### Requirement
Include the line containing "import matplotlib.pyplot as plt" and all lines before it, repeated exactly from the listing below, without pictures.

### Data
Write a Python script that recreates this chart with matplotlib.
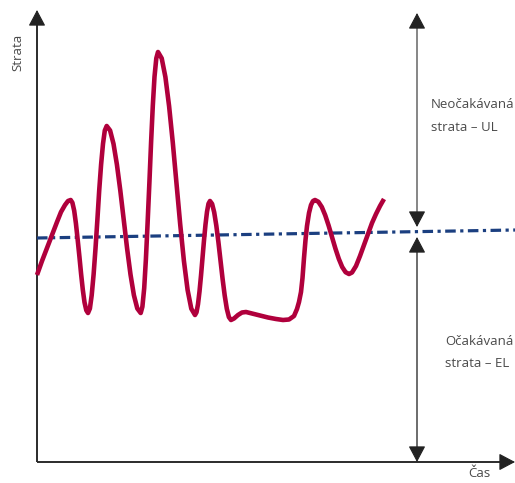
import matplotlib
matplotlib.use("Agg")
import matplotlib.pyplot as plt

# --- data (time on x, loss on y, arbitrary units) ---
loss_t = [
    0, 5, 10, 15, 20, 24, 28, 31, 33.7,
    35.4, 37.2, 38.9, 40.6, 42.4, 44.1, 45.8, 47.5, 49.3, 51,
    52.9, 54.7, 56.6, 58.5, 60.4, 62.2, 64.1, 66, 67.8, 69.7,
    73.1, 76.5, 79.9, 83.3, 86.7, 90.1, 93.5, 96.9, 100.3, 103.7,
    105.4, 107.2, 108.9, 110.6, 112.4, 114.1, 115.8, 117.5, 119.3, 121,
    124.7, 128.4, 132.1, 135.8, 139.5, 143.2, 146.9, 150.6, 154.3, 158,
    159.5, 161, 162.5, 164, 165.5, 167, 168.5, 170, 171.5, 173,
    175.1, 177.2, 179.3, 181.4, 183.5, 185.6, 187.7, 189.8, 191.9, 194,
    197, 201, 205, 209, 215, 223, 231, 239, 246, 252, 257, 260,
    262, 264, 265.5, 267, 268.5, 270, 272, 274, 276, 278,
    281.4, 284.8, 288.2, 291.6, 295, 298.4, 301.8, 305.2, 308.6, 312,
    315, 319, 323, 327, 331, 335, 339, 343, 347,
]
loss_v = [
    187, 201, 214, 227, 240, 250, 257, 261, 262,
    259.3, 251.3, 238.7, 223, 205.5, 188, 172.3, 159.7, 151.7, 149,
    153.5, 166.8, 187.5, 213.5, 242.5, 271.5, 297.5, 318.2, 331.5, 336,
    331.5, 318.2, 297.5, 271.5, 242.5, 213.5, 187.5, 166.8, 153.5, 149,
    155.3, 173.8, 202.8, 239, 279.5, 320, 356.2, 385.2, 403.7, 410,
    403.7, 385, 355.8, 319.3, 278.5, 237.7, 201.2, 172, 153.3, 147,
    149.7, 157.8, 170.5, 186.3, 204, 221.7, 237.5, 250.2, 258.3, 261,
    258.1, 249.7, 236.5, 220, 201.5, 183, 166.5, 153.3, 144.9, 142,
    143.5, 147, 149.5, 150, 148.5, 146.5, 144.5, 143, 142, 142.5, 146, 153,
    160, 170, 184, 204, 222, 236, 249, 257, 261, 262,
    260.2, 255, 246.8, 236.5, 225, 213.5, 203.2, 195, 189.8, 188,
    189.5, 196, 206, 217, 228, 239, 248, 256, 263,
]
el_t = [0, 478]
el_v = [224, 232]

x_end, y_end = 478, 452          # axis arrow tips
mark_t = 380                     # position of the UL / EL brackets
ul_top, el_level = 449, 230

fig = plt.figure(figsize=(5.15, 4.83), dpi=100)
ax = fig.add_axes([0, 0, 1, 1])
ax.set_xlim(-37, 478)
ax.set_ylim(-21, 462)
ax.axis("off")

txt = dict(family=["Open Sans", "DejaVu Sans"], color="#4a4a4a", fontsize=9.5)


def head(tip, frm, color="#222222"):
    ax.annotate(
        "", xy=tip, xytext=frm,
        arrowprops=dict(arrowstyle="-|>,head_length=10,head_width=5.3",
                        mutation_scale=1, shrinkA=0, shrinkB=0,
                        color=color, lw=0.8),
    )


# axes with arrows
ax.plot([0, 0], [0, y_end - 8], color="#2b2b2b", lw=1.4, solid_capstyle="butt")
ax.plot([0, x_end - 8], [0, 0], color="#2b2b2b", lw=1.4, solid_capstyle="butt")
head((0, y_end), (0, y_end - 14))
head((x_end, 0), (x_end - 14, 0))

# bracket arrows
ax.plot([mark_t, mark_t], [el_level + 10, ul_top - 8], color="#666666", lw=1.1)
head((mark_t, ul_top), (mark_t, ul_top - 14))
head((mark_t, el_level + 5), (mark_t, el_level + 19))
ax.plot([mark_t, mark_t], [6, el_level - 10], color="#444444", lw=1.1)
head((mark_t, el_level - 5), (mark_t, el_level - 19))
head((mark_t, 0), (mark_t, 14))

# series
ax.plot(el_t, el_v, color="#1b3f80", lw=2.3, ls=(0, (3.3, 1.4, 1.0, 1.4)))
ax.plot(loss_t, loss_v, color="#b0003c", lw=3.3, solid_joinstyle="round",
        solid_capstyle="butt")

# labels
ax.text(-19, 410, "Strata", rotation=90, ha="center", va="center", **txt)
ax.text(431, -5, "Čas", ha="left", va="top", **txt)
ax.text(394, 354, "Neočakávaná", ha="left", va="baseline", **txt)
ax.text(394, 331, "strata – UL", ha="left", va="baseline", **txt)
ax.text(408, 117, "Očakávaná", ha="left", va="baseline", **txt)
ax.text(408, 95, "strata – EL", ha="left", va="baseline", **txt)

fig.savefig("out.png", dpi=100)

### Result of this task
Write a Python script that recreates this chart with matplotlib.
import matplotlib
matplotlib.use("Agg")
import matplotlib.pyplot as plt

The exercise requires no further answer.